Bryson freely runs through his routine in a thoroughly engaging piece, even saying that sometimes he enjoys topping the ball, just “clipping it….for radius control,” before saying he is “kidding, by the way.”

Or is he?

The next minute-or-so sees the 28-year-old go through a ‘topping’ routine – he taps the top of the ball to “kind of give my brain an awareness of where that is,” before inviting Troy to hit the perfect top, which she pulls off first try.

She asks, “What does that do for the average player?” and Bryson answers it gives an “awareness of where the bottom of the club is.”

The BDC philosophy is that golfers chunking the ball do not have an awareness of where the bottom of the arc is, and shows us a “low, running top” and a short one. Hey, this is Bryson. He does it his way.

“I know it’s a crazy drill. People think I’m nuts for it, but I’ve done it since I was a kid.” says the seven-time PGA Tour winner. “We [Bryson’s old coach Mike Schy] did it all the time. We did it at the US Junior.”

Troy then asks how Bryson is “doing with your hand?” before he removes his glove to show the scar.

“It’s definitely better. It’s not 100 percent, but it’s getting there.”

Given he finished eighth in the final major of the year – the 150th Open Championship – he sure looks to be coming back to top form.

With the first half of 2022 being basically a washout, he returned to form at St.
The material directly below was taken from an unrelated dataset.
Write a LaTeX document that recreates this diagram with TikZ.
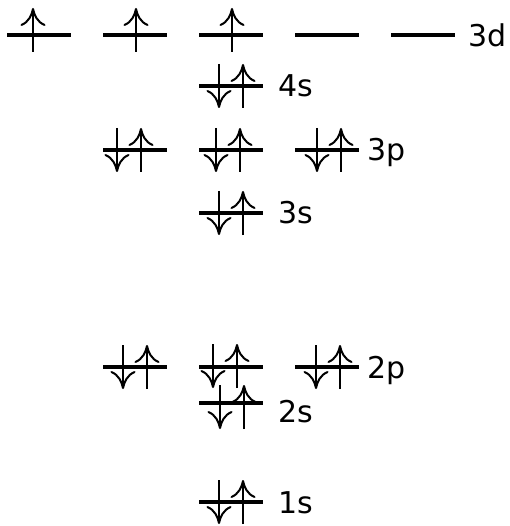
\documentclass[tikz,border=0pt]{standalone}
\usepackage{fontspec}
\setmainfont{DejaVu Sans}
\usetikzlibrary{arrows.meta,calc}

% one pair of opposite spins on a level: #1 level, #2 x offset, #3 y shift
\newcommand\pair[3]{%
	\draw[spin] ($(#1)+(#2,#3-22)$) -- ++(0,44);
	\draw[spin] ($(#1)+(#2+24,#3+22)$) -- ++(0,-44);}

\begin{document}
\begin{tikzpicture}[
			x=1pt, y=-1pt,
			level/.style={line width=4pt},
			spin/.style={line width=2pt, -{Computer Modern Rightarrow[length=18pt,width=25pt]}},
			label node/.style={font=\fontsize{30}{36}\selectfont, anchor=base west, inner sep=0pt}
			]
			\useasboundingbox (0,0) rectangle (509,526);
			\def\W{64}
			% left ends of the levels
			\coordinate (d1) at (7,35);
			\coordinate (d2) at (103,35);
			\coordinate (d3) at (199,35);
			\coordinate (d4) at (295,35);
			\coordinate (d5) at (391,35);
			\coordinate (s4) at (199,86);
			\coordinate (p31) at (103,150);
			\coordinate (p32) at (199,150);
			\coordinate (p33) at (295,150);
			\coordinate (s3) at (199,213);
			\coordinate (p21) at (103,367);
			\coordinate (p22) at (199,367);
			\coordinate (p23) at (295,367);
			\coordinate (s2) at (199,403);
			\coordinate (s1) at (199,502);
			
			\foreach \c in {d1,d2,d3,d4,d5,s4,p31,p32,p33,s3,p21,p22,p23,s2,s1}
				\draw[level] (\c) -- ++(\W,0);
			
			% 3d, one spin each
			\draw[spin] ($(d1)+(26,17)$) -- ++(0,-44);
			\draw[spin] ($(d2)+(33,17)$) -- ++(0,-44);
			\draw[spin] ($(d3)+(33,17)$) -- ++(0,-44);
			
			\pair{s4}{20}{0}
			\pair{p31}{14}{0}
			\pair{p32}{17}{0}
			\pair{p33}{22}{0}
			\pair{s3}{20}{0}
			\pair{p21}{20}{0}
			\pair{p22}{14}{-1}
			\pair{p23}{21}{0}
			\pair{s2}{21}{4}
			\pair{s1}{20}{0}
			
			\node[label node] (l3d) at (468,47) {3d};
			\node[label node] (l4s) at (278,97) {4s};
			\node[label node] (l3p) at (367,161) {3p};
			\node[label node] (l3s) at (278,224) {3s};
			\node[label node] (l2p) at (367,378) {2p};
			\node[label node] (l2s) at (278,422) {2s};
			\node[label node] (l1s) at (278,513) {1s};
		\end{tikzpicture}
\end{document}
Andrews when ranking top-10 in strokes-gained off-the-tee, approaches and tee-to-green, his best figures on the main tours for nearly a year.

Bryson says his hand is at around “80 percent strength compared to his right hand, but a couple of weeks ago it was 60 percent.” It’s slow, but it’s getting there.

When Bryson originally signed for LIV, he mentioned it was a “business decision” and, in the interview, he confirms his intention to open a multi-sport complex.

“It started with a vision of the long drive, in the beginning, and from that I said, ‘Why not do it for every sport?’ Create a high-performance centre for every sport, but also allow the public to come and utilize the facilities.”

The plan is to have a membership type of programme but also allow the public access to a facility that will have long-drive grids, driving ranges, baseball fields, soccer fields..basketball courts, and to start to grow and develop the area of Dallas in that regard.”

Implementing the idea is not far off.

“We are acquiring the land here, hopefully by the end of this year, and then will be going forward after that.”

Bryson agrees with Troy, herself a long-drive competitor, that training as a youngster should involve more than, “golf, golf, golf, golf, golf,” clearly wishing to see his vision allow multi-sports to be a key in the building of all-round strength and power, rather than just golf-specific training.

Bryson has his detractors, and not everyone will agree with him, but this is an interview that shows a very human side to a player formally seen as very robotic.

Yes, we have the ubiquitous few minutes of Bryson getting to 205/206mph ball speed, but the interview doesn’t take itself too seriously, and it’s certainly far more engaging that many of the pressers wrapped in controversy from the last two months!